Big Voices Rally To Support Beleaguered Chicken Farmers
On Wednesday, the House Appropriations Committee approved its version of the budget for fiscal year 2016 for USDA and the Food and Drug Administration, and finally, there was some progress in the long plight to seek justice for poultry farmers.
For those of you who remember John Oliver’s recent piece on how unfairly chicken farmers are treated by big chicken processing companies, this is the House committee he highlighted by flashing members’ pictures on the screen (famously hurling the epithet we won’t repeat here). So the good news is that finally, the bill passed by the House committee did not include a provision found in previous years that had blocked the USDA from implementing important measures to protect farmers from unfair and abusive practices by meatpackers and poultry processors. These rules had been stalled since 2011 by a long-standing amendment pushed by the meatpackers and poultry companies.

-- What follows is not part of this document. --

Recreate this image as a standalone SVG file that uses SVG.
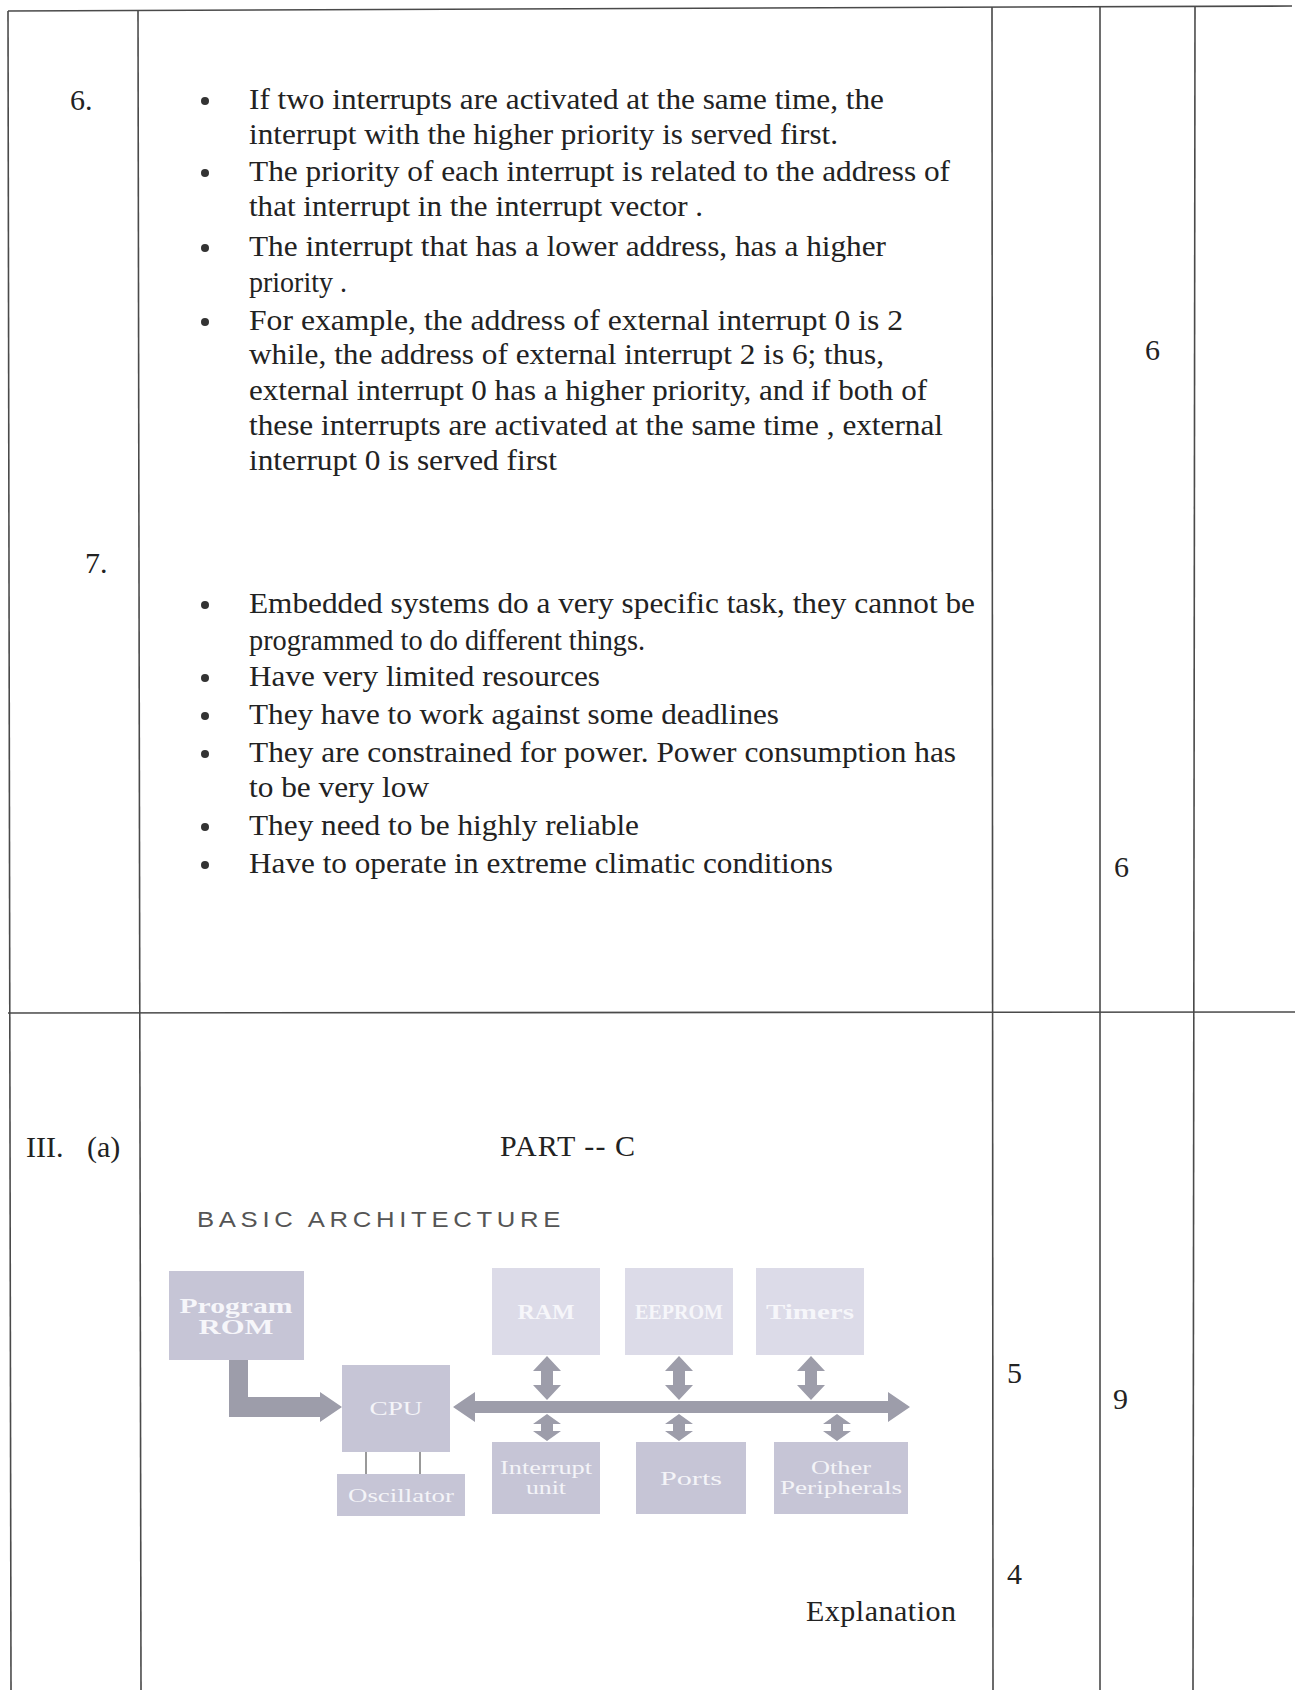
<svg xmlns="http://www.w3.org/2000/svg" width="1295" height="1690" viewBox="0 0 1295 1690">
<style>
.t{font-family:"Liberation Serif","Times New Roman",serif;font-size:30px;fill:#222}
.rule{stroke:#4a4a4a;stroke-width:1.6;fill:none}
.bul{fill:#333}
.box{fill:#c6c5d6}
.boxl{fill:#dcdbe8}
.bl{font-family:"Liberation Serif","Times New Roman",serif;font-size:21px;fill:#f6f6fa;text-anchor:middle;font-weight:bold}
.bw{font-family:"Liberation Serif","Times New Roman",serif;font-size:19px;fill:#f4f4f8;text-anchor:middle}
.arr{fill:#9d9daa}
.head{font-family:"Liberation Sans",Arial,sans-serif;font-size:22px;fill:#555;letter-spacing:4px}
</style>
<rect width="1295" height="1690" fill="#ffffff"/>
<g id="table">
<line class="rule" x1="8" y1="11" x2="1292" y2="6"/>
<line class="rule" x1="8" y1="1013" x2="1295" y2="1012"/>
<line class="rule" x1="8" y1="11" x2="11" y2="1690"/>
<line class="rule" x1="138" y1="11" x2="141" y2="1690"/>
<line class="rule" x1="992" y1="7" x2="993" y2="1690"/>
<line class="rule" x1="1100" y1="7" x2="1100" y2="1690"/>
<line class="rule" x1="1195" y1="6" x2="1193" y2="1690"/>
</g>
<g id="q6">
<text class="t" x="70" y="110">6.</text>
<circle class="bul" cx="205" cy="101" r="4"/>
<circle class="bul" cx="205" cy="173" r="4"/>
<circle class="bul" cx="205" cy="248" r="4"/>
<circle class="bul" cx="205" cy="322" r="4"/>
<text class="t" x="249" y="109" textLength="635" lengthAdjust="spacingAndGlyphs">If two interrupts are activated at the same time, the</text>
<text class="t" x="249" y="144" textLength="589" lengthAdjust="spacingAndGlyphs">interrupt with the higher priority is served first.</text>
<text class="t" x="249" y="181" textLength="701" lengthAdjust="spacingAndGlyphs">The priority of each interrupt is related to the address of</text>
<text class="t" x="249" y="216" textLength="454" lengthAdjust="spacingAndGlyphs">that interrupt in the interrupt vector .</text>
<text class="t" x="249" y="256" textLength="637" lengthAdjust="spacingAndGlyphs">The interrupt that has a lower address, has a higher</text>
<text class="t" x="249" y="292" textLength="98" lengthAdjust="spacingAndGlyphs">priority .</text>
<text class="t" x="249" y="330" textLength="654" lengthAdjust="spacingAndGlyphs">For example, the address of external interrupt  0 is 2</text>
<text class="t" x="249" y="364" textLength="635" lengthAdjust="spacingAndGlyphs">while, the address of external interrupt 2 is 6; thus,</text>
<text class="t" x="249" y="400" textLength="678" lengthAdjust="spacingAndGlyphs">external interrupt 0 has a  higher priority, and if both of</text>
<text class="t" x="249" y="435" textLength="694" lengthAdjust="spacingAndGlyphs">these interrupts are activated at the same time , external</text>
<text class="t" x="249" y="470" textLength="308" lengthAdjust="spacingAndGlyphs">interrupt 0 is served first</text>
<text class="t" x="1145" y="360">6</text>
</g>
<g id="q7">
<text class="t" x="85" y="573">7.</text>
<circle class="bul" cx="205" cy="605" r="4"/>
<circle class="bul" cx="205" cy="678" r="4"/>
<circle class="bul" cx="205" cy="716" r="4"/>
<circle class="bul" cx="205" cy="754" r="4"/>
<circle class="bul" cx="205" cy="827" r="4"/>
<circle class="bul" cx="205" cy="865" r="4"/>
<text class="t" x="249" y="613" textLength="726" lengthAdjust="spacingAndGlyphs">Embedded systems do a very specific task, they cannot be</text>
<text class="t" x="249" y="650" textLength="396" lengthAdjust="spacingAndGlyphs">programmed to do different things.</text>
<text class="t" x="249" y="686" textLength="351" lengthAdjust="spacingAndGlyphs">Have very limited resources</text>
<text class="t" x="249" y="724" textLength="530" lengthAdjust="spacingAndGlyphs">They have to work against some deadlines</text>
<text class="t" x="249" y="762" textLength="707" lengthAdjust="spacingAndGlyphs">They are constrained for power. Power consumption has</text>
<text class="t" x="249" y="797" textLength="180" lengthAdjust="spacingAndGlyphs">to be very low</text>
<text class="t" x="249" y="835" textLength="390" lengthAdjust="spacingAndGlyphs">They need to be highly reliable</text>
<text class="t" x="249" y="873" textLength="584" lengthAdjust="spacingAndGlyphs">Have to operate in extreme climatic conditions</text>
<text class="t" x="1114" y="877">6</text>
</g>
<g id="q3a">
<text class="t" x="26" y="1157">III.</text>
<text class="t" x="87" y="1157">(a)</text>
<text class="t" x="500" y="1156" textLength="135">PART -- C</text>
<text class="head" x="197" y="1227" textLength="368" lengthAdjust="spacingAndGlyphs">BASIC ARCHITECTURE</text>
<text class="t" x="1007" y="1383">5</text>
<text class="t" x="1113" y="1409">9</text>
<text class="t" x="1007" y="1584">4</text>
<text class="t" x="806" y="1621" textLength="150">Explanation</text>
</g>
<g id="connectors">
<path class="arr" d="M229,1360 H248 V1397 H320 V1392 L342,1407 L320,1422 V1417 H229 Z"/>
<path class="arr" d="M453,1407 L475,1392 V1401 H888 V1392 L910,1407 L888,1422 V1413 H475 V1422 Z"/>
<path class="arr" d="M547,1356 L561,1371 H553 V1385 H561 L547,1400 L533,1385 H541 V1371 H533 Z"/>
<path class="arr" d="M679,1356 L693,1371 H685 V1385 H693 L679,1400 L665,1385 H673 V1371 H665 Z"/>
<path class="arr" d="M811,1356 L825,1371 H817 V1385 H825 L811,1400 L797,1385 H805 V1371 H797 Z"/>
<path class="arr" d="M547,1414 L561,1424 H553 V1431 H561 L547,1441 L533,1431 H541 V1424 H533 Z"/>
<path class="arr" d="M679,1414 L693,1424 H685 V1431 H693 L679,1441 L665,1431 H673 V1424 H665 Z"/>
<path class="arr" d="M837,1414 L851,1424 H843 V1431 H851 L837,1441 L823,1431 H831 V1424 H823 Z"/>
<line x1="366" y1="1452" x2="366" y2="1474" stroke="#555" stroke-width="1.2"/>
<line x1="420" y1="1452" x2="420" y2="1474" stroke="#555" stroke-width="1.2"/>
</g>
<g id="rom">
<rect class="box" x="169" y="1271" width="135" height="89"/>
<text class="bl" x="236" y="1313" textLength="113" lengthAdjust="spacingAndGlyphs">Program</text>
<text class="bl" x="236" y="1334" textLength="75" lengthAdjust="spacingAndGlyphs">ROM</text>
</g>
<g id="cpu">
<rect class="box" x="342" y="1365" width="108" height="87"/>
<text class="bw" x="396" y="1415" textLength="53" lengthAdjust="spacingAndGlyphs">CPU</text>
</g>
<g id="oscillator">
<rect class="box" x="337" y="1474" width="128" height="42"/>
<text class="bw" x="401" y="1502" textLength="106" lengthAdjust="spacingAndGlyphs">Oscillator</text>
</g>
<g id="ram">
<rect class="boxl" x="492" y="1268" width="108" height="87"/>
<text class="bl" x="546" y="1319" textLength="57" lengthAdjust="spacingAndGlyphs">RAM</text>
</g>
<g id="eeprom">
<rect class="boxl" x="625" y="1268" width="108" height="87"/>
<text class="bl" x="679" y="1319" textLength="88" lengthAdjust="spacingAndGlyphs">EEPROM</text>
</g>
<g id="timers">
<rect class="boxl" x="756" y="1268" width="108" height="87"/>
<text class="bl" x="810" y="1319" textLength="88" lengthAdjust="spacingAndGlyphs">Timers</text>
</g>
<g id="interrupt">
<rect class="box" x="492" y="1442" width="108" height="72"/>
<text class="bw" x="546" y="1474" textLength="92" lengthAdjust="spacingAndGlyphs">Interrupt</text>
<text class="bw" x="546" y="1494" textLength="40" lengthAdjust="spacingAndGlyphs">unit</text>
</g>
<g id="ports">
<rect class="box" x="636" y="1442" width="110" height="72"/>
<text class="bw" x="691" y="1485" textLength="62" lengthAdjust="spacingAndGlyphs">Ports</text>
</g>
<g id="other">
<rect class="box" x="774" y="1442" width="134" height="72"/>
<text class="bw" x="841" y="1474" textLength="60" lengthAdjust="spacingAndGlyphs">Other</text>
<text class="bw" x="841" y="1494" textLength="122" lengthAdjust="spacingAndGlyphs">Peripherals</text>
</g>
</svg>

Although Food & Water Watch and our allied farm organizations successfully pushed to get these measures included in the 2008 Farm Bill, the meatpacker and poultry processing lobby had kept the rules from ever going into effect, often through the limitations they put in previous years’ appropriations bills.
While Reps. Marcy Kaptur (D-Ohio) and Chellie Pingree (D-Maine) have been championing this issue for years, the dam began to break starting with John Oliver. And this week, Rep. Kaptur and Farm Aid president Willie Nelson penned a strong op-ed in the Washington Post highlighting the plight of America’s chicken farmers and urging the Appropriations Committee to let USDA get moving to protect chicken farmers.
And contract fairness for farmers wasn’t the only topic the committee dealt with on Wednesday. A few other highlights (and lowlights):
The bill contains a provision that would prohibit USDA from purchasing any poultry products from the People’s Republic of China for use in the nutrition programs the department administers, including the National School Lunch Program.
The bill contains a provision that prohibits USDA from implementing rules that permit fresh beef imports from Brazil and Argentina until a risk assessment on the presence of foot and mouth disease in those two countries is completed and a report is filed with Congress on the status of their respective meat inspection systems.
The bill prohibits the elimination of the USDA catfish inspection program that was established by the 2014 Farm Bill in any trade negotiations with foreign governments.
The bill directs FDA to report semi-annually on the status of its investigation of pet illnesses and deaths caused by pet food imported from the People’s Republic of China.
The final bill includes cuts in the budget for the Food Safety Inspection Service to reduce inspection workforce to implement a new privatized poultry inspection system that lets chicken companies perform inspection tasks now performed by USDA employees.
The bill only provides approximately 40 percent of the requested funds to implement FDA’s Food Safety Modernization Act.
But this process isn’t finished. The House Committee dropped the bad pieces of the bill that would block farmer contract protections from being finalized, but they could still show up later on the House floor, in the Senate or somewhere along the long road to the president’s desk. The same holds true for the prohibition against Chinese chicken in school lunches, the reaffirmation of USDA’s catfish inspection, reporting on pet illnesses from Chinese pet treats and the prohibition against beef imports from Argentina and Brazil. And this year could see Congressional gridlock devolve into near government shutdown, as in years past, which means all the good work done this week could get swept away by last minute Congressional deal cutting.